## begin
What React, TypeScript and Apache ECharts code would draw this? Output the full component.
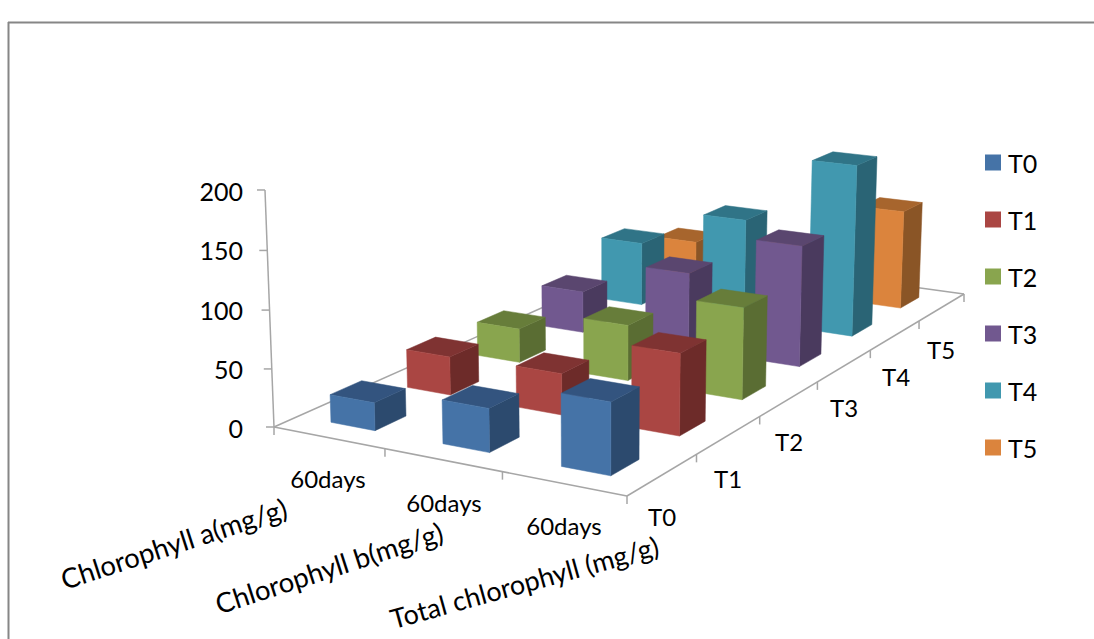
import React, { useEffect, useRef } from "react";
import * as echarts from "echarts";

const categories = ["Chlorophyll a(mg/g)", "Chlorophyll b(mg/g)", "Total chlorophyll (mg/g)"];
const subLabel = "60days";
const seriesNames = ["T0", "T1", "T2", "T3", "T4", "T5"];
const chlorophyllA = [24, 34, 31, 39, 61, 38];
const chlorophyllB = [37, 36, 50, 71, 97, 45];
const totalChlorophyll = [60, 70, 81, 110, 161, 95];
const yTicks = [0, 50, 100, 150, 200];

const front = ["#4573A7", "#AA4643", "#89A54E", "#71588F", "#4198AF", "#DB843D"];
const top = ["#33547F", "#7F3332", "#677D3A", "#5A466F", "#307487", "#A7652D"];
const side = ["#2C4A6E", "#6D2B29", "#5A6D33", "#4A3A5E", "#2A6475", "#8A5526"];

const FONT = "Lato";
const AXIS = "#A6A6A6";
const GRID_TOP = 191;
const GRID_H = 237;

// floor quad: A(0,0), B(1,0), C(1,1), D(0,1) and the vertical vanishing point
const A = [274, 427], B = [627, 496], C = [964, 294], D = [665, 253];
const VP = [603, 9077];
const LIFT = -0.02667;

const dx1 = B[0] - C[0], dx2 = D[0] - C[0], sx = A[0] - B[0] + C[0] - D[0];
const dy1 = B[1] - C[1], dy2 = D[1] - C[1], sy = A[1] - B[1] + C[1] - D[1];
const den = dx1 * dy2 - dx2 * dy1;
const g = (sx * dy2 - dx2 * sy) / den;
const h = (dx1 * sy - sx * dy1) / den;
const a0 = B[0] - A[0] + g * B[0], b0 = D[0] - A[0] + h * D[0];
const a1 = B[1] - A[1] + g * B[1], b1 = D[1] - A[1] + h * D[1];

function project(u: number, v: number, n: number): number[] {
  const t = LIFT * n;
  const w = 1 + g * u + h * v + t;
  return [
    (a0 * u + b0 * v + A[0] + t * VP[0]) / w,
    (a1 * u + b1 * v + A[1] + t * VP[1]) / w,
  ];
}

const BAR = 0.4;
const DEPTH = 0.4;

function barItem(j: number) {
  return (_p: any, api: any) => {
    const i = api.value(0);
    const base = api.coord([i, 0])[1];
    const n = (base - api.coord([i, api.value(1)])[1]) / GRID_H;
    const u0 = (i + (1 - BAR) / 2) / 3, u1 = (i + (1 + BAR) / 2) / 3;
    const v0 = (j + (1 - DEPTH) / 2) / 6, v1 = (j + (1 + DEPTH) / 2) / 6;
    const poly = (pts: number[][], fill: string) => ({
      type: "polygon",
      shape: { points: pts },
      style: { fill, stroke: fill, lineWidth: 0.5 },
    });
    return {
      type: "group",
      children: [
        poly([project(u1, v0, 0), project(u1, v1, 0), project(u1, v1, n), project(u1, v0, n)], side[j]),
        poly([project(u0, v0, n), project(u1, v0, n), project(u1, v1, n), project(u0, v1, n)], top[j]),
        poly([project(u0, v0, 0), project(u1, v0, 0), project(u1, v0, n), project(u0, v0, n)], front[j]),
      ],
    };
  };
}

function axesItem() {
  const seg = (p: number[], q: number[]) => ({
    type: "line",
    shape: { x1: p[0], y1: p[1], x2: q[0], y2: q[1] },
    style: { stroke: AXIS, lineWidth: 1.5 },
  });
  const children: any[] = [
    seg(project(0, 0, 0), project(1, 0, 0)),
    seg(project(1, 0, 0), project(1, 1, 0)),
    seg(project(1, 1, 0), project(0, 1, 0)),
    seg(project(0, 1, 0), project(0, 0, 0)),
    seg(project(0, 0, 0), project(0, 0, 1)),
  ];
  yTicks.forEach((t) => {
    const p = project(0, 0, t / 200);
    children.push(seg(p, [p[0] - 8, p[1]]));
  });
  categories.forEach((_c, i) => {
    const p = project(i / 3, 0, 0);
    children.push(seg(p, [p[0], p[1] + 8]));
  });
  const q = project(1, 0, 0);
  children.push(seg(q, [q[0], q[1] + 8]));
  seriesNames.forEach((_s, j) => {
    const p = project(1, (j + 1) / 6, 0);
    children.push(seg(p, [p[0], p[1] + 8]));
  });
  return { type: "group", children };
}

const label = (text: string, x: number, y: number, size: number, rotation = 0, align = "center") => ({
  type: "text",
  x,
  y,
  rotation,
  style: { text, fill: "#000", font: `${size}px ${FONT}`, align, verticalAlign: "middle" },
  z: 5,
});

export default function App() {
  const ref = useRef<HTMLDivElement>(null);
  useEffect(() => {
    const chart = echarts.init(ref.current!, undefined, { renderer: "svg" });
    const rows = seriesNames.map((_s, j) => [chlorophyllA[j], chlorophyllB[j], totalChlorophyll[j]]);
    const tilt = (18 * Math.PI) / 180;
    const tiltTotal = (15.5 * Math.PI) / 180;
    chart.setOption({
      animation: false,
      backgroundColor: "#fff",
      grid: { left: 252, top: GRID_TOP, width: 700, height: GRID_H },
      xAxis: { type: "category", data: categories, show: false },
      yAxis: {
        type: "value",
        min: 0,
        max: 200,
        interval: 50,
        axisLine: { show: false },
        axisTick: { show: false },
        splitLine: { show: false },
        axisLabel: { margin: 9, color: "#000", fontFamily: FONT, fontSize: 25 },
      },
      legend: {
        orient: "vertical",
        left: 985,
        top: 150,
        padding: 0,
        itemWidth: 16,
        itemHeight: 16,
        itemGap: 32,
        icon: "rect",
        data: seriesNames,
        textStyle: { color: "#000", fontFamily: FONT, fontSize: 25, padding: [0, 0, 0, 2] },
      },
      graphic: [
        { type: "line", shape: { x1: 8.5, y1: 22, x2: 8.5, y2: 639 }, style: { stroke: "#868686", lineWidth: 2 } },
        { type: "line", shape: { x1: 8, y1: 22.5, x2: 1094, y2: 22.5 }, style: { stroke: "#868686", lineWidth: 2 } },
        label(subLabel, 328, 478, 24),
        label(subLabel, 444, 502, 24),
        label(subLabel, 564, 525, 24),
        label(categories[0], 286, 507, 27.5, tilt, "right"),
        label(categories[1], 442, 531, 27.5, tilt, "right"),
        label(categories[2], 658, 545, 27, tiltTotal, "right"),
        label("T0", 662, 516, 24),
        label("T1", 728, 478, 24),
        label("T2", 789, 441, 24),
        label("T3", 844, 407, 24),
        label("T4", 896, 376, 24),
        label("T5", 941, 349, 24),
      ],
      series: [
        {
          type: "custom",
          name: "axes",
          coordinateSystem: "cartesian2d",
          z: 1,
          silent: true,
          data: [[0, 0]],
          renderItem: axesItem,
        },
        ...seriesNames.map((name, j) => ({
          type: "custom",
          name,
          coordinateSystem: "cartesian2d",
          z: 10 + (5 - j),
          itemStyle: { color: front[j] },
          encode: { x: 0, y: 1 },
          data: rows[j].map((val, i) => [i, val]),
          renderItem: barItem(j),
        })),
      ],
    });
    return () => chart.dispose();
  }, []);
  return <div ref={ref} style={{ position: "absolute", left: 0, top: 0, width: 1094, height: 639 }} />;
}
## end
:: Stated task ::
Every line above should be returned exactly; the pictures stay out.

:: Solved exercise ::
What React, TypeScript and Apache ECharts code would draw this? Output the full component.
import React, { useEffect, useRef } from "react";
import * as echarts from "echarts";

const categories = ["Chlorophyll a(mg/g)", "Chlorophyll b(mg/g)", "Total chlorophyll (mg/g)"];
const subLabel = "60days";
const seriesNames = ["T0", "T1", "T2", "T3", "T4", "T5"];
const chlorophyllA = [24, 34, 31, 39, 61, 38];
const chlorophyllB = [37, 36, 50, 71, 97, 45];
const totalChlorophyll = [60, 70, 81, 110, 161, 95];
const yTicks = [0, 50, 100, 150, 200];

const front = ["#4573A7", "#AA4643", "#89A54E", "#71588F", "#4198AF", "#DB843D"];
const top = ["#33547F", "#7F3332", "#677D3A", "#5A466F", "#307487", "#A7652D"];
const side = ["#2C4A6E", "#6D2B29", "#5A6D33", "#4A3A5E", "#2A6475", "#8A5526"];

const FONT = "Lato";
const AXIS = "#A6A6A6";
const GRID_TOP = 191;
const GRID_H = 237;

// floor quad: A(0,0), B(1,0), C(1,1), D(0,1) and the vertical vanishing point
const A = [274, 427], B = [627, 496], C = [964, 294], D = [665, 253];
const VP = [603, 9077];
const LIFT = -0.02667;

const dx1 = B[0] - C[0], dx2 = D[0] - C[0], sx = A[0] - B[0] + C[0] - D[0];
const dy1 = B[1] - C[1], dy2 = D[1] - C[1], sy = A[1] - B[1] + C[1] - D[1];
const den = dx1 * dy2 - dx2 * dy1;
const g = (sx * dy2 - dx2 * sy) / den;
const h = (dx1 * sy - sx * dy1) / den;
const a0 = B[0] - A[0] + g * B[0], b0 = D[0] - A[0] + h * D[0];
const a1 = B[1] - A[1] + g * B[1], b1 = D[1] - A[1] + h * D[1];

function project(u: number, v: number, n: number): number[] {
  const t = LIFT * n;
  const w = 1 + g * u + h * v + t;
  return [
    (a0 * u + b0 * v + A[0] + t * VP[0]) / w,
    (a1 * u + b1 * v + A[1] + t * VP[1]) / w,
  ];
}

const BAR = 0.4;
const DEPTH = 0.4;

function barItem(j: number) {
  return (_p: any, api: any) => {
    const i = api.value(0);
    const base = api.coord([i, 0])[1];
    const n = (base - api.coord([i, api.value(1)])[1]) / GRID_H;
    const u0 = (i + (1 - BAR) / 2) / 3, u1 = (i + (1 + BAR) / 2) / 3;
    const v0 = (j + (1 - DEPTH) / 2) / 6, v1 = (j + (1 + DEPTH) / 2) / 6;
    const poly = (pts: number[][], fill: string) => ({
      type: "polygon",
      shape: { points: pts },
      style: { fill, stroke: fill, lineWidth: 0.5 },
    });
    return {
      type: "group",
      children: [
        poly([project(u1, v0, 0), project(u1, v1, 0), project(u1, v1, n), project(u1, v0, n)], side[j]),
        poly([project(u0, v0, n), project(u1, v0, n), project(u1, v1, n), project(u0, v1, n)], top[j]),
        poly([project(u0, v0, 0), project(u1, v0, 0), project(u1, v0, n), project(u0, v0, n)], front[j]),
      ],
    };
  };
}

function axesItem() {
  const seg = (p: number[], q: number[]) => ({
    type: "line",
    shape: { x1: p[0], y1: p[1], x2: q[0], y2: q[1] },
    style: { stroke: AXIS, lineWidth: 1.5 },
  });
  const children: any[] = [
    seg(project(0, 0, 0), project(1, 0, 0)),
    seg(project(1, 0, 0), project(1, 1, 0)),
    seg(project(1, 1, 0), project(0, 1, 0)),
    seg(project(0, 1, 0), project(0, 0, 0)),
    seg(project(0, 0, 0), project(0, 0, 1)),
  ];
  yTicks.forEach((t) => {
    const p = project(0, 0, t / 200);
    children.push(seg(p, [p[0] - 8, p[1]]));
  });
  categories.forEach((_c, i) => {
    const p = project(i / 3, 0, 0);
    children.push(seg(p, [p[0], p[1] + 8]));
  });
  const q = project(1, 0, 0);
  children.push(seg(q, [q[0], q[1] + 8]));
  seriesNames.forEach((_s, j) => {
    const p = project(1, (j + 1) / 6, 0);
    children.push(seg(p, [p[0], p[1] + 8]));
  });
  return { type: "group", children };
}

const label = (text: string, x: number, y: number, size: number, rotation = 0, align = "center") => ({
  type: "text",
  x,
  y,
  rotation,
  style: { text, fill: "#000", font: `${size}px ${FONT}`, align, verticalAlign: "middle" },
  z: 5,
});

export default function App() {
  const ref = useRef<HTMLDivElement>(null);
  useEffect(() => {
    const chart = echarts.init(ref.current!, undefined, { renderer: "svg" });
    const rows = seriesNames.map((_s, j) => [chlorophyllA[j], chlorophyllB[j], totalChlorophyll[j]]);
    const tilt = (18 * Math.PI) / 180;
    const tiltTotal = (15.5 * Math.PI) / 180;
    chart.setOption({
      animation: false,
      backgroundColor: "#fff",
      grid: { left: 252, top: GRID_TOP, width: 700, height: GRID_H },
      xAxis: { type: "category", data: categories, show: false },
      yAxis: {
        type: "value",
        min: 0,
        max: 200,
        interval: 50,
        axisLine: { show: false },
        axisTick: { show: false },
        splitLine: { show: false },
        axisLabel: { margin: 9, color: "#000", fontFamily: FONT, fontSize: 25 },
      },
      legend: {
        orient: "vertical",
        left: 985,
        top: 150,
        padding: 0,
        itemWidth: 16,
        itemHeight: 16,
        itemGap: 32,
        icon: "rect",
        data: seriesNames,
        textStyle: { color: "#000", fontFamily: FONT, fontSize: 25, padding: [0, 0, 0, 2] },
      },
      graphic: [
        { type: "line", shape: { x1: 8.5, y1: 22, x2: 8.5, y2: 639 }, style: { stroke: "#868686", lineWidth: 2 } },
        { type: "line", shape: { x1: 8, y1: 22.5, x2: 1094, y2: 22.5 }, style: { stroke: "#868686", lineWidth: 2 } },
        label(subLabel, 328, 478, 24),
        label(subLabel, 444, 502, 24),
        label(subLabel, 564, 525, 24),
        label(categories[0], 286, 507, 27.5, tilt, "right"),
        label(categories[1], 442, 531, 27.5, tilt, "right"),
        label(categories[2], 658, 545, 27, tiltTotal, "right"),
        label("T0", 662, 516, 24),
        label("T1", 728, 478, 24),
        label("T2", 789, 441, 24),
        label("T3", 844, 407, 24),
        label("T4", 896, 376, 24),
        label("T5", 941, 349, 24),
      ],
      series: [
        {
          type: "custom",
          name: "axes",
          coordinateSystem: "cartesian2d",
          z: 1,
          silent: true,
          data: [[0, 0]],
          renderItem: axesItem,
        },
        ...seriesNames.map((name, j) => ({
          type: "custom",
          name,
          coordinateSystem: "cartesian2d",
          z: 10 + (5 - j),
          itemStyle: { color: front[j] },
          encode: { x: 0, y: 1 },
          data: rows[j].map((val, i) => [i, val]),
          renderItem: barItem(j),
        })),
      ],
    });
    return () => chart.dispose();
  }, []);
  return <div ref={ref} style={{ position: "absolute", left: 0, top: 0, width: 1094, height: 639 }} />;
}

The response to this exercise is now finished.